Одна буря было подымалась, грозя всех разбудить и помешать мещанской кристаллизации, снести колокольни и каланчи, ограды и таможни, но, вовремя отведенная громоотводами, она вне игры. И легче себе представить Европу, возвратившуюся в католицизм времен Григория Тильде брандта по приглашению Донозо Кортеса и графа Монталамбера, чем социальной республикой по рецепту Фурье или Кабэ. Впрочем, кто же теперь серьезно говорит о социализме! С этой стороны западный мир может быть доволен – ставни закрыты, зарниц не видать, до грому далеко… он может спокойно покрыться стеганым одеялом, повязать фуляр и погасить свечу.

Gute Nacht, gute Nacht,Liebe Mutter Dorothee![259]

Но у бедной матери Доротеи, как у Гретхен, брат – солдат и, как все солдаты, любит шум и драку и не дает спать. Она бы его давно сбыла с рук, да есть кой-какие дорогие пожитки, так насчет голодных соседей без сторожа нельзя. Ну, а брату мало быть сторожем – амбиция. «Я, говорит, рыцарь, жажду подвигов и повышений».
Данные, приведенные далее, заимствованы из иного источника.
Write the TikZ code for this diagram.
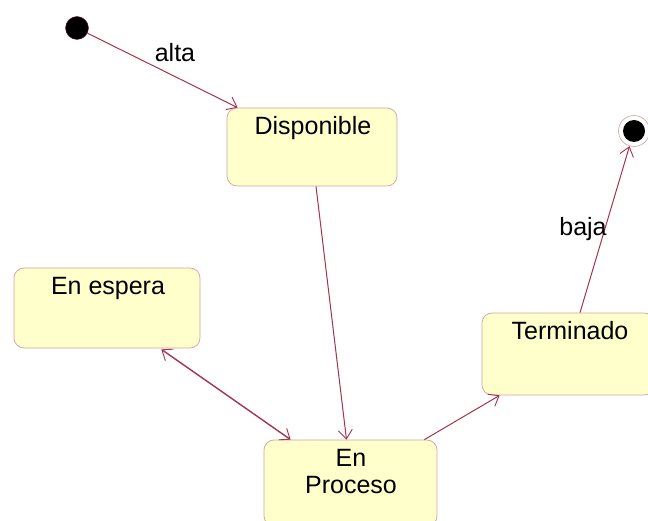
\documentclass[tikz,border=0pt]{standalone}
\usepackage{fontspec}
\setmainfont{Liberation Sans}
\usetikzlibrary{arrows.meta,calc}
\definecolor{boxfill}{RGB}{255,255,204}
\definecolor{boxline}{RGB}{215,160,160}
\definecolor{arr}{RGB}{165,50,80}
\tikzset{
  statebox/.style={draw=boxline, fill=boxfill, rounded corners=10pt, line width=0.7pt, inner sep=0pt},
  lbl/.style={font=\fontsize{25}{26}\selectfont, inner sep=0pt},
  trans/.style={draw=arr, line width=1pt, -{Straight Barb[length=9pt,width=14pt,line width=0.9pt]}},
}
\begin{document}
\begin{tikzpicture}[x=1pt,y=-1pt]
\useasboundingbox (0,0) rectangle (648,521);
% states
\node[statebox, minimum width=170pt, minimum height=78pt] (disp) at (312,147) {};
\node[statebox, minimum width=186pt, minimum height=80pt] (esp) at (107,308) {};
\node[statebox, minimum width=172pt, minimum height=82pt] (term) at (568,354) {};
\node[statebox, minimum width=173pt, minimum height=86pt] (proc) at (350.5,483) {};
\node[lbl] (tdisp) at (313,128) {Disponible};
\node[lbl] (tesp) at (108,288) {En espera};
\node[lbl] (tterm) at (570,331) {Terminado};
\node[lbl, align=center] (tproc) at (351,472) {En\\[1pt]Proceso};
% initial and final
\node[circle, fill=black, draw=arr!60!black, minimum size=23pt, inner sep=0pt] (init) at (77,28) {};
\node[circle, draw=boxline, fill=white, line width=0.6pt, minimum size=31pt, inner sep=0pt] (final) at (634,131) {};
\node[circle, fill=black, minimum size=22pt, inner sep=0pt] (finalin) at (634,131) {};
% transitions
\draw[trans] (init) -- ($(disp.north west)+(11,0)$);
\draw[trans] ($(disp.south)+(4,0)$) -- ($(proc.north)+(-4,0)$);
\draw[trans, line width=1.4pt, {Straight Barb[length=9pt,width=14pt,line width=0.9pt]}-{Straight Barb[length=9pt,width=14pt,line width=0.9pt]}] ($(esp.south east)+(-39,1)$) -- ($(proc.north west)+(27,0)$);
\draw[trans] ($(proc.north east)+(-13,0)$) -- ($(term.south west)+(18,0)$);
\draw[trans] ($(term.north)+(12,0)$) -- (final);
\node[lbl] (lalta) at (175,53) {alta};
\node[lbl] (lbaja) at (583,229) {baja};
\end{tikzpicture}
\end{document}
…Да, если б можно было свести войско на опричников собственности, на телохранителей капитала и лейб-гвардию имущества, все бы быстро достигнуло прочного, окончательного строя. Но в мире нет ничего совершенного, и наследственный рыцарский дух мешает покойному осаждению докипающей жизни и поддерживает брожение. Как грабеж ни заманчив и кровожадность ни естественна людям вообще, но гусарская удаль и суворовский задор несовместны с совершеннолетием, с ровным и тихим развитием. Отвращение Китая от всего военного гораздо понятнее у сложившегося народа, чем николаевское пристрастие к «выпушкам, погончикам, петличкам».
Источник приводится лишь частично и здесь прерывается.